Terbaru, Wali Kota Depok KH Mohammad Idris Abdusshomad kembali mengeluarkan kebijakan kontroversial. Dia mengeluarkan imbauan untuk merazia aktivitas kelompok LGBT (Lesbian, Gay, Biseksual, dan Transgender) serta pembentukan crisis center khusus korban terdampak LGBT pada 10 Januari 2019.
Sontak kebijakan itu langsung menuai reaksi dari Komnas HAM yang menilai hal itu sebagai upaya diskriminatif. Komnas HAM juga telah melayangkan surat kepada Wali Kota Depok untuk meminta pembatalan kebijakan serta permintaan perlindungan bagi kelompok minoritas orientasi seksual dan identitas gender tersebut.
Dalam surat yang ditandatangani oleh Koordinator Subkomisi Pemajuan Komnas HAM Beka Ulung Hapsara, Komnas HAM menyatakan imbauan tersebut bertentangan dengan dasar negara Republik Indonesia, UUD 1945, yakni Pasal 28G (1) yang berbunyi: "Setiap orang berhak atas perlindungan diri pribadi, keluarga, kehormatan, martabat, dan harta benda yang dibawa kekuasaannya, serta berhak atas rasa aman dan perlindungan dari ancaman ketakutan untuk berbuat atau tidak berbuat sesuatu yang merupakan hak asasi."
Terlebih Pasal 28I (2) UUD 1945 menyebutkan secara eksplisit, "Setiap orang berhak bebas atas perlakuan yang bersifat diskriminatif atas dasar apapun dan berhak mendapatkan perlindungan terhadap perlakuan yang bersifat diskriminatif itu."

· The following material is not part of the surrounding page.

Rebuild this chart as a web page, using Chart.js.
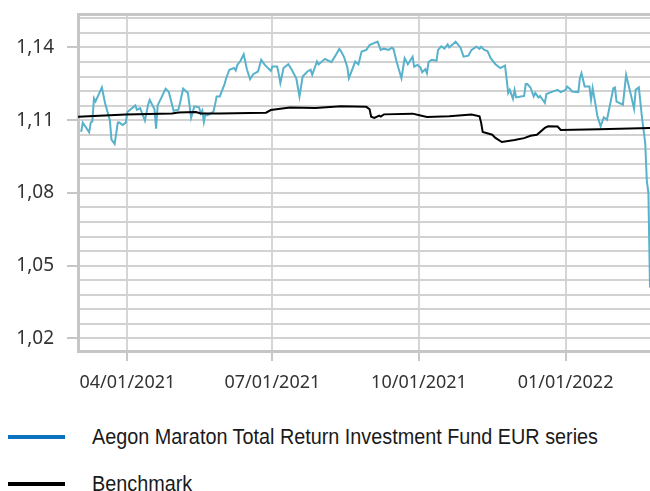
<!DOCTYPE html>
<html>
<head>
<meta charset="utf-8">
<script src="https://cdn.jsdelivr.net/npm/chart.js@4.4.1/dist/chart.umd.min.js"></script>
<style>
  html, body { margin: 0; padding: 0; background: #fff; }
  body { width: 650px; height: 491px; overflow: hidden; position: relative; }
  #chartBox { position: absolute; left: 0; top: 0; width: 650px; height: 400px; }
  .legend-item { position: absolute; left: 0; height: 30px; display: flex; align-items: center; }
  .legend-line { width: 57px; height: 4px; margin-left: 8px; margin-right: 27px; flex: none; }
  .legend-text { font-family: "Liberation Sans", Arial, sans-serif; font-size: 22px; color: #1a1a1a; white-space: nowrap; display: inline-block; transform-origin: left center; }
</style>
</head>
<body>
<div id="chartBox"><canvas id="fundChart"></canvas></div>
<div id="legend"></div>
<script>
// x values are days since 2021-03-01
const fundDays = [
  2, 3, 5, 7, 8, 9, 10, 11, 15, 17, 20, 21, 23, 25, 26, 28, 30, 31, 36, 37,
  39, 42, 44, 45, 48, 49, 50, 55, 57, 60, 63, 64, 66, 69, 71, 73, 76, 77, 78, 79,
  80, 81, 83, 85, 86, 87, 89, 91, 92, 93, 95, 98, 99, 100, 102, 104, 106, 108, 110, 113,
  115, 117, 121, 122, 125, 126, 127, 129, 132, 134, 137, 139, 141, 144, 146, 147, 150, 151, 155, 159,
  161, 164, 165, 167, 169, 170, 174, 176, 178, 181, 183, 188, 190, 192, 195, 197, 198, 200, 203, 205,
  207, 210, 211, 213, 215, 216, 218, 219, 220, 222, 225, 226, 228, 230, 232, 233, 237, 240, 242, 245,
  247, 250, 252, 253, 255, 257, 259, 262, 265, 268, 269, 270, 271, 273, 274, 275, 278, 280, 281, 282,
  284, 286, 287, 289, 290, 293, 294, 297, 301, 303, 306, 307, 309, 310, 314, 315, 316, 318, 321, 322,
  323, 325, 326, 328, 330, 332, 336, 337, 338, 342, 344, 347, 349, 350, 352, 354, 356, 357, 358, 359
];
const fundValues = [
  1.1052, 1.1090, 1.1070, 1.1050, 1.1090, 1.1095, 1.1190, 1.1177, 1.1235, 1.1170,
  1.1100, 1.1020, 1.1002, 1.1090, 1.1090, 1.1080, 1.1090, 1.1134, 1.1161, 1.1143,
  1.1150, 1.1098, 1.1164, 1.1184, 1.1145, 1.1065, 1.1161, 1.1230, 1.1216, 1.1139,
  1.1143, 1.1170, 1.1230, 1.1212, 1.1110, 1.1157, 1.1153, 1.1128, 1.1140, 1.1093,
  1.1126, 1.1120, 1.1126, 1.1136, 1.1164, 1.1198, 1.1198, 1.1232, 1.1249, 1.1273,
  1.1308, 1.1315, 1.1305, 1.1328, 1.1345, 1.1372, 1.1310, 1.1269, 1.1290, 1.1301,
  1.1349, 1.1330, 1.1303, 1.1321, 1.1321, 1.1290, 1.1253, 1.1315, 1.1331, 1.1310,
  1.1273, 1.1198, 1.1280, 1.1301, 1.1308, 1.1287, 1.1342, 1.1330, 1.1353, 1.1339,
  1.1360, 1.1394, 1.1385, 1.1360, 1.1320, 1.1273, 1.1342, 1.1330, 1.1383, 1.1390,
  1.1410, 1.1424, 1.1390, 1.1395, 1.1390, 1.1399, 1.1394, 1.1340, 1.1273, 1.1356,
  1.1331, 1.1362, 1.1321, 1.1328, 1.1317, 1.1298, 1.1310, 1.1294, 1.1340, 1.1349,
  1.1345, 1.1390, 1.1405, 1.1395, 1.1413, 1.1400, 1.1424, 1.1400, 1.1362, 1.1366,
  1.1390, 1.1403, 1.1394, 1.1403, 1.1390, 1.1385, 1.1356, 1.1331, 1.1315, 1.1325,
  1.1270, 1.1212, 1.1225, 1.1188, 1.1225, 1.1194, 1.1198, 1.1200, 1.1249, 1.1249,
  1.1235, 1.1198, 1.1212, 1.1194, 1.1200, 1.1171, 1.1208, 1.1216, 1.1225, 1.1216,
  1.1225, 1.1239, 1.1228, 1.1218, 1.1216, 1.1273, 1.1294, 1.1239, 1.1239, 1.1184,
  1.1232, 1.1157, 1.1116, 1.1075, 1.1112, 1.1102, 1.1232, 1.1235, 1.1177, 1.1164,
  1.1287, 1.1205, 1.1147, 1.1225, 1.1235, 1.1109, 1.1006, 1.0850, 1.0800, 1.0410
];
const benchDays = [
  0, 30, 59, 63, 74, 77, 89, 108, 118, 121, 133, 149, 165, 181, 183, 184, 186, 189, 190, 192,
  210, 215, 219, 233, 247, 252, 253, 254, 260, 262, 266, 274, 280, 284, 288, 293, 295, 301, 303, 327,
  359
];
const benchValues = [
  1.1114, 1.1123, 1.1128, 1.1132, 1.1134, 1.1128, 1.1128, 1.1130, 1.1131, 1.1142,
  1.1152, 1.1150, 1.1157, 1.1155, 1.1145, 1.1114, 1.1109, 1.1119, 1.1115, 1.1124,
  1.1127, 1.1119, 1.1113, 1.1116, 1.1123, 1.1116, 1.1090, 1.1051, 1.1040, 1.1027,
  1.1010, 1.1018, 1.1026, 1.1036, 1.1040, 1.1068, 1.1075, 1.1074, 1.1060, 1.1063,
  1.1068
];
const xTickDays = [31, 122, 214, 306];
const xTickLabels = ["04/01/2021", "07/01/2021", "10/01/2021", "01/01/2022"];
const yLabelTicks = [1.02, 1.05, 1.08, 1.11, 1.14];
const yGridStep = 0.006;
const yMin = 1.0148;
const yMax = 1.1538;

const seriesNames = ["Aegon Maraton Total Return Investment Fund EUR series", "Benchmark"];
const legendColors = ["#0b72c0", "#000000"];

function toPoints(days, values) {
  return days.map((d, i) => ({ x: d, y: values[i] }));
}

function isLabelTick(v) {
  return yLabelTicks.some((t) => Math.abs(t - v) < 1e-6);
}

const tickFont = { family: "'Noto Sans', sans-serif" };

new Chart(document.getElementById("fundChart"), {
  type: "line",
  data: {
    datasets: [
      {
        label: seriesNames[0],
        data: toPoints(fundDays, fundValues),
        borderColor: "#58b2cb",
        borderWidth: 2,
        pointRadius: 0,
        tension: 0,
        order: 1,
      },
      {
        label: seriesNames[1],
        data: toPoints(benchDays, benchValues),
        borderColor: "#000000",
        borderWidth: 2,
        pointRadius: 0,
        tension: 0,
        order: 0,
      },
    ],
  },
  options: {
    responsive: true,
    maintainAspectRatio: false,
    animation: false,
    layout: { padding: { top: 14, left: 0, right: 0, bottom: 0 } },
    plugins: {
      legend: { display: false },
      tooltip: { enabled: false },
    },
    scales: {
      x: {
        type: "linear",
        min: 0,
        max: 359,
        afterBuildTicks: (scale) => {
          scale.ticks = xTickDays.map((v) => ({ value: v }));
        },
        afterFit: (scale) => {
          scale.height = 49;
          scale.paddingLeft = 0;
          scale.paddingRight = 0;
        },
        ticks: {
          autoSkip: false,
          maxRotation: 0,
          padding: 11,
          color: "#333333",
          font: { ...tickFont, size: 18 },
          callback: (value, index) => xTickLabels[index],
        },
        grid: { color: "#d6d6d6", lineWidth: 2, tickLength: 10, tickColor: "#c8c8c8" },
        border: { color: "#c6c6c6", width: 3 },
      },
      y: {
        type: "linear",
        min: yMin,
        max: yMax,
        afterBuildTicks: (scale) => {
          const ticks = [];
          for (let i = 0; 1.02 + i * yGridStep < yMax - 0.0005; i++) {
            ticks.push({ value: 1.02 + i * yGridStep });
          }
          ticks.push({ value: yMax });
          scale.ticks = ticks;
        },
        afterFit: (scale) => {
          scale.width = 78;
          scale.paddingTop = 0;
          scale.paddingBottom = 0;
        },
        ticks: {
          autoSkip: false,
          padding: 13,
          color: "#333333",
          font: { ...tickFont, size: 19 },
          callback: (value) => (isLabelTick(value) ? value.toFixed(2).replace(".", ",") : ""),
        },
        grid: {
          color: (ctx) => (ctx.tick && ctx.tick.value === yMax ? "#c6c6c6" : "#d2d2d2"),
          lineWidth: (ctx) => (ctx.tick && ctx.tick.value === yMax ? 3 : 2),
          tickLength: 11,
          tickColor: (ctx) => (ctx.tick && isLabelTick(ctx.tick.value) ? "#c6c6c6" : "rgba(0,0,0,0)"),
        },
        border: { color: "#c6c6c6", width: 3 },
      },
    },
  },
});

const legendBox = document.getElementById("legend");
const legendTops = [422, 469];
seriesNames.forEach((name, i) => {
  const item = document.createElement("div");
  item.className = "legend-item";
  item.style.top = legendTops[i] + "px";
  item.innerHTML = `<span class="legend-line" style="background:${legendColors[i]}"></span><span class="legend-text">${name}</span>`;
  legendBox.appendChild(item);
});

// the reference legend uses a condensed face: squeeze the text to the same width
const firstText = legendBox.querySelector(".legend-text");
const squeeze = 506 / firstText.getBoundingClientRect().width;
legendBox.querySelectorAll(".legend-text").forEach((el) => {
  el.style.transform = `scaleX(${squeeze})`;
});
</script>
</body>
</html>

Instrumen HAM lainnya yang menjamin pemenuhan hak atas kebebasan ialah Pasal 33 Undang-Undang Nomor 39 Tahun 1999 tentang Hak Asasi Manusia yang menyebutkan bahwa "Setiap orang berhak untuk bebas dari penyiksaan, penghukuman atau perlakuan yang kejam, tidak manusiawi, merendahkan derajat dan martabat kemanusiaannya.”
Imbauan tersebut juga mencederai Kovenan Internasional Hak Sipil dan Politik Pasal 17 yang menyatakan "Tidak boleh seorang pun yang dapat secara sewenang-wenang atau secara tidak sah dicampuri masalah-masalah pribadinya, keluarganya, rumah atau hubungan surat-menyuratnya, atau secara tidak sah diserang kehormatan dan nama baiknya."
Hal lain yang dicermati oleh Komnas HAM, terkait kewajiban lembaga negara untuk menghormati, melindungi, dan memenuhi hak asasi manusia semua warga negara termasuk kelompok minoritas orientasi seksual dan identitas gender.